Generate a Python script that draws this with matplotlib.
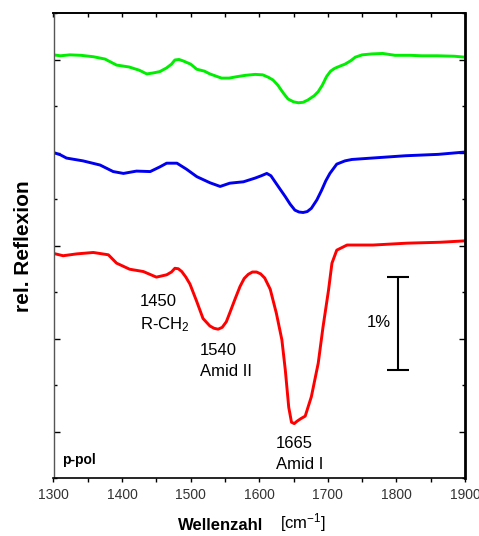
import matplotlib
matplotlib.use("Agg")
import matplotlib.pyplot as plt
from matplotlib.ticker import MultipleLocator

plt.rcParams['font.family'] = ['Liberation Sans', 'DejaVu Sans']
plt.rcParams['mathtext.default'] = 'regular'

# ---- data (wavenumber in cm^-1, relative reflexion in arbitrary offset units; 2 units = 1%) ----
green_wn = [1300, 1310, 1324, 1340, 1358, 1375, 1392, 1410, 1425, 1436, 1445, 1455, 1465, 1472, 1477,
            1483, 1489, 1500, 1509, 1520, 1528, 1545, 1556, 1567, 1580, 1594, 1605, 1613, 1620, 1627,
            1635, 1642, 1650, 1657, 1664, 1671, 1680, 1686, 1692, 1698, 1704, 1710, 1718, 1725, 1733,
            1740, 1750, 1764, 1780, 1798, 1820, 1837, 1860, 1885, 1900]
green_val = [8.10, 8.08, 8.10, 8.09, 8.06, 8.01, 7.88, 7.84, 7.77, 7.69, 7.71, 7.74, 7.82, 7.90, 7.99,
             8.00, 7.97, 7.90, 7.79, 7.75, 7.69, 7.60, 7.60, 7.63, 7.66, 7.68, 7.67, 7.62, 7.56, 7.45,
             7.28, 7.15, 7.09, 7.07, 7.08, 7.13, 7.22, 7.31, 7.45, 7.63, 7.75, 7.81, 7.86, 7.90, 7.97,
             8.05, 8.10, 8.12, 8.13, 8.09, 8.09, 8.08, 8.08, 8.07, 8.05]

blue_wn = [1300, 1310, 1319, 1343, 1368, 1387, 1402, 1421, 1441, 1455, 1465, 1480, 1494, 1509, 1528,
           1543, 1557, 1577, 1594, 1603, 1611, 1617, 1623, 1630, 1638, 1645, 1652, 1658, 1664, 1670,
           1676, 1684, 1691, 1697, 1703, 1713, 1725, 1735, 1764, 1813, 1861, 1900]
blue_val = [6.00, 5.95, 5.88, 5.82, 5.73, 5.59, 5.55, 5.60, 5.59, 5.69, 5.77, 5.77, 5.64, 5.48, 5.35,
            5.27, 5.34, 5.37, 5.45, 5.50, 5.55, 5.50, 5.37, 5.22, 5.05, 4.89, 4.76, 4.72, 4.71, 4.73,
            4.80, 4.98, 5.19, 5.39, 5.55, 5.75, 5.82, 5.85, 5.88, 5.93, 5.96, 6.01]

red_wn = [1300, 1314, 1334, 1358, 1380, 1392, 1411, 1431, 1450, 1465, 1472, 1477, 1482, 1487, 1493,
          1499, 1509, 1518, 1528, 1534, 1540, 1546, 1552, 1557, 1565, 1572, 1578, 1584, 1590, 1596,
          1602, 1608, 1616, 1625, 1633, 1638, 1643, 1647, 1651, 1655, 1661, 1667, 1676, 1686, 1693,
          1701, 1706, 1713, 1728, 1766, 1815, 1864, 1900]
red_val = [3.83, 3.78, 3.82, 3.85, 3.80, 3.62, 3.49, 3.44, 3.32, 3.37, 3.43, 3.51, 3.50, 3.44, 3.32,
           3.17, 2.79, 2.43, 2.27, 2.22, 2.20, 2.24, 2.36, 2.55, 2.86, 3.12, 3.29, 3.38, 3.43, 3.43,
           3.39, 3.30, 3.06, 2.54, 1.97, 1.32, 0.52, 0.20, 0.17, 0.22, 0.28, 0.33, 0.75, 1.47, 2.25,
           3.04, 3.62, 3.90, 4.01, 4.01, 4.05, 4.07, 4.10]

x_ticks = [1300, 1400, 1500, 1600, 1700, 1800, 1900]

peak_labels = [("1450", "R-CH$_2$"), ("1540", "Amid II"), ("1665", "Amid I")]
scale_label = "1%"

# ---- figure ----
fig = plt.figure(figsize=(4.79, 5.36), dpi=100)
ax = fig.add_axes([53.5 / 479, 58 / 536, (465 - 53.5) / 479, (478 - 13) / 536])

for wn, val, col in [(green_wn, green_val, '#00ee00'),
                     (blue_wn, blue_val, '#0000ee'),
                     (red_wn, red_val, '#ff0000')]:
    ax.plot(wn, val, color=col, lw=2.1, solid_joinstyle='round', solid_capstyle='round')

ax.set_xlim(1300, 1900)
ax.set_ylim(-1, 9)
ax.set_xticks(x_ticks)
ax.xaxis.set_minor_locator(MultipleLocator(50))
ax.yaxis.set_major_locator(MultipleLocator(2))
ax.yaxis.set_minor_locator(MultipleLocator(1))
ax.set_yticklabels([])
ax.tick_params(axis='x', which='major', direction='out', length=3, width=1, labelsize=10,
               labelcolor='#333333', pad=4)
ax.tick_params(axis='x', which='minor', direction='out', length=3, width=1)
ax.tick_params(axis='y', which='major', direction='in', length=4.3, width=1, left=True, right=True)
ax.tick_params(axis='y', which='minor', direction='in', length=2.3, width=1, left=True, right=True)

top = ax.secondary_xaxis('top')
top.set_xticks(x_ticks)
top.xaxis.set_minor_locator(MultipleLocator(50))
top.set_xticklabels([])
top.tick_params(axis='x', which='both', direction='in', length=3, width=1)
top.spines['top'].set_linewidth(1.2)

ax.spines['left'].set_linewidth(1.0)
ax.spines['left'].set_color('#555555')
ax.spines['right'].set_linewidth(2.0)
ax.spines['bottom'].set_linewidth(1.2)
ax.spines['top'].set_linewidth(1.2)

# peak annotations
fs = 12
ax.text(1426, 2.79, peak_labels[0][0], fontsize=fs, va='center', ha='left')
ax.text(1426, 2.30, peak_labels[0][1], fontsize=fs, va='center', ha='left')
ax.text(1513, 1.75, peak_labels[1][0], fontsize=fs, va='center', ha='left')
ax.text(1513, 1.28, peak_labels[1][1], fontsize=fs, va='center', ha='left')
ax.text(1624, -0.25, peak_labels[2][0], fontsize=fs, va='center', ha='left')
ax.text(1624, -0.70, peak_labels[2][1], fontsize=fs, va='center', ha='left')

# scale bar
ax.errorbar([1802], [2.32], yerr=[[1.0], [1.0]], color='black', lw=1.5, capsize=8, capthick=1.5)
ax.text(1757, 2.35, scale_label, fontsize=fs, va='center', ha='left')

ax.text(1313, -0.61, "p-pol", fontsize=10, fontweight='bold', va='center', ha='left')

fig.text(24 / 479, (536 - 246) / 536, "rel. Reflexion", rotation=90, fontsize=15,
         fontweight='bold', va='center', ha='center')
fig.text(178 / 479, (536 - 525) / 536, "Wellenzahl", fontsize=12, fontweight='bold',
         va='center', ha='left')
fig.text(280 / 479, (536 - 523) / 536, "[cm$^{-1}$]", fontsize=12, va='center', ha='left')

fig.savefig("out.png", dpi=100)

◆ **Instructions for the task**
Output all of the data exactly as it stands, minus any images.

◆ **Answer to this exercise**
Generate a Python script that draws this with matplotlib.
import matplotlib
matplotlib.use("Agg")
import matplotlib.pyplot as plt
from matplotlib.ticker import MultipleLocator

plt.rcParams['font.family'] = ['Liberation Sans', 'DejaVu Sans']
plt.rcParams['mathtext.default'] = 'regular'

# ---- data (wavenumber in cm^-1, relative reflexion in arbitrary offset units; 2 units = 1%) ----
green_wn = [1300, 1310, 1324, 1340, 1358, 1375, 1392, 1410, 1425, 1436, 1445, 1455, 1465, 1472, 1477,
            1483, 1489, 1500, 1509, 1520, 1528, 1545, 1556, 1567, 1580, 1594, 1605, 1613, 1620, 1627,
            1635, 1642, 1650, 1657, 1664, 1671, 1680, 1686, 1692, 1698, 1704, 1710, 1718, 1725, 1733,
            1740, 1750, 1764, 1780, 1798, 1820, 1837, 1860, 1885, 1900]
green_val = [8.10, 8.08, 8.10, 8.09, 8.06, 8.01, 7.88, 7.84, 7.77, 7.69, 7.71, 7.74, 7.82, 7.90, 7.99,
             8.00, 7.97, 7.90, 7.79, 7.75, 7.69, 7.60, 7.60, 7.63, 7.66, 7.68, 7.67, 7.62, 7.56, 7.45,
             7.28, 7.15, 7.09, 7.07, 7.08, 7.13, 7.22, 7.31, 7.45, 7.63, 7.75, 7.81, 7.86, 7.90, 7.97,
             8.05, 8.10, 8.12, 8.13, 8.09, 8.09, 8.08, 8.08, 8.07, 8.05]

blue_wn = [1300, 1310, 1319, 1343, 1368, 1387, 1402, 1421, 1441, 1455, 1465, 1480, 1494, 1509, 1528,
           1543, 1557, 1577, 1594, 1603, 1611, 1617, 1623, 1630, 1638, 1645, 1652, 1658, 1664, 1670,
           1676, 1684, 1691, 1697, 1703, 1713, 1725, 1735, 1764, 1813, 1861, 1900]
blue_val = [6.00, 5.95, 5.88, 5.82, 5.73, 5.59, 5.55, 5.60, 5.59, 5.69, 5.77, 5.77, 5.64, 5.48, 5.35,
            5.27, 5.34, 5.37, 5.45, 5.50, 5.55, 5.50, 5.37, 5.22, 5.05, 4.89, 4.76, 4.72, 4.71, 4.73,
            4.80, 4.98, 5.19, 5.39, 5.55, 5.75, 5.82, 5.85, 5.88, 5.93, 5.96, 6.01]

red_wn = [1300, 1314, 1334, 1358, 1380, 1392, 1411, 1431, 1450, 1465, 1472, 1477, 1482, 1487, 1493,
          1499, 1509, 1518, 1528, 1534, 1540, 1546, 1552, 1557, 1565, 1572, 1578, 1584, 1590, 1596,
          1602, 1608, 1616, 1625, 1633, 1638, 1643, 1647, 1651, 1655, 1661, 1667, 1676, 1686, 1693,
          1701, 1706, 1713, 1728, 1766, 1815, 1864, 1900]
red_val = [3.83, 3.78, 3.82, 3.85, 3.80, 3.62, 3.49, 3.44, 3.32, 3.37, 3.43, 3.51, 3.50, 3.44, 3.32,
           3.17, 2.79, 2.43, 2.27, 2.22, 2.20, 2.24, 2.36, 2.55, 2.86, 3.12, 3.29, 3.38, 3.43, 3.43,
           3.39, 3.30, 3.06, 2.54, 1.97, 1.32, 0.52, 0.20, 0.17, 0.22, 0.28, 0.33, 0.75, 1.47, 2.25,
           3.04, 3.62, 3.90, 4.01, 4.01, 4.05, 4.07, 4.10]

x_ticks = [1300, 1400, 1500, 1600, 1700, 1800, 1900]

peak_labels = [("1450", "R-CH$_2$"), ("1540", "Amid II"), ("1665", "Amid I")]
scale_label = "1%"

# ---- figure ----
fig = plt.figure(figsize=(4.79, 5.36), dpi=100)
ax = fig.add_axes([53.5 / 479, 58 / 536, (465 - 53.5) / 479, (478 - 13) / 536])

for wn, val, col in [(green_wn, green_val, '#00ee00'),
                     (blue_wn, blue_val, '#0000ee'),
                     (red_wn, red_val, '#ff0000')]:
    ax.plot(wn, val, color=col, lw=2.1, solid_joinstyle='round', solid_capstyle='round')

ax.set_xlim(1300, 1900)
ax.set_ylim(-1, 9)
ax.set_xticks(x_ticks)
ax.xaxis.set_minor_locator(MultipleLocator(50))
ax.yaxis.set_major_locator(MultipleLocator(2))
ax.yaxis.set_minor_locator(MultipleLocator(1))
ax.set_yticklabels([])
ax.tick_params(axis='x', which='major', direction='out', length=3, width=1, labelsize=10,
               labelcolor='#333333', pad=4)
ax.tick_params(axis='x', which='minor', direction='out', length=3, width=1)
ax.tick_params(axis='y', which='major', direction='in', length=4.3, width=1, left=True, right=True)
ax.tick_params(axis='y', which='minor', direction='in', length=2.3, width=1, left=True, right=True)

top = ax.secondary_xaxis('top')
top.set_xticks(x_ticks)
top.xaxis.set_minor_locator(MultipleLocator(50))
top.set_xticklabels([])
top.tick_params(axis='x', which='both', direction='in', length=3, width=1)
top.spines['top'].set_linewidth(1.2)

ax.spines['left'].set_linewidth(1.0)
ax.spines['left'].set_color('#555555')
ax.spines['right'].set_linewidth(2.0)
ax.spines['bottom'].set_linewidth(1.2)
ax.spines['top'].set_linewidth(1.2)

# peak annotations
fs = 12
ax.text(1426, 2.79, peak_labels[0][0], fontsize=fs, va='center', ha='left')
ax.text(1426, 2.30, peak_labels[0][1], fontsize=fs, va='center', ha='left')
ax.text(1513, 1.75, peak_labels[1][0], fontsize=fs, va='center', ha='left')
ax.text(1513, 1.28, peak_labels[1][1], fontsize=fs, va='center', ha='left')
ax.text(1624, -0.25, peak_labels[2][0], fontsize=fs, va='center', ha='left')
ax.text(1624, -0.70, peak_labels[2][1], fontsize=fs, va='center', ha='left')

# scale bar
ax.errorbar([1802], [2.32], yerr=[[1.0], [1.0]], color='black', lw=1.5, capsize=8, capthick=1.5)
ax.text(1757, 2.35, scale_label, fontsize=fs, va='center', ha='left')

ax.text(1313, -0.61, "p-pol", fontsize=10, fontweight='bold', va='center', ha='left')

fig.text(24 / 479, (536 - 246) / 536, "rel. Reflexion", rotation=90, fontsize=15,
         fontweight='bold', va='center', ha='center')
fig.text(178 / 479, (536 - 525) / 536, "Wellenzahl", fontsize=12, fontweight='bold',
         va='center', ha='left')
fig.text(280 / 479, (536 - 523) / 536, "[cm$^{-1}$]", fontsize=12, va='center', ha='left')

fig.savefig("out.png", dpi=100)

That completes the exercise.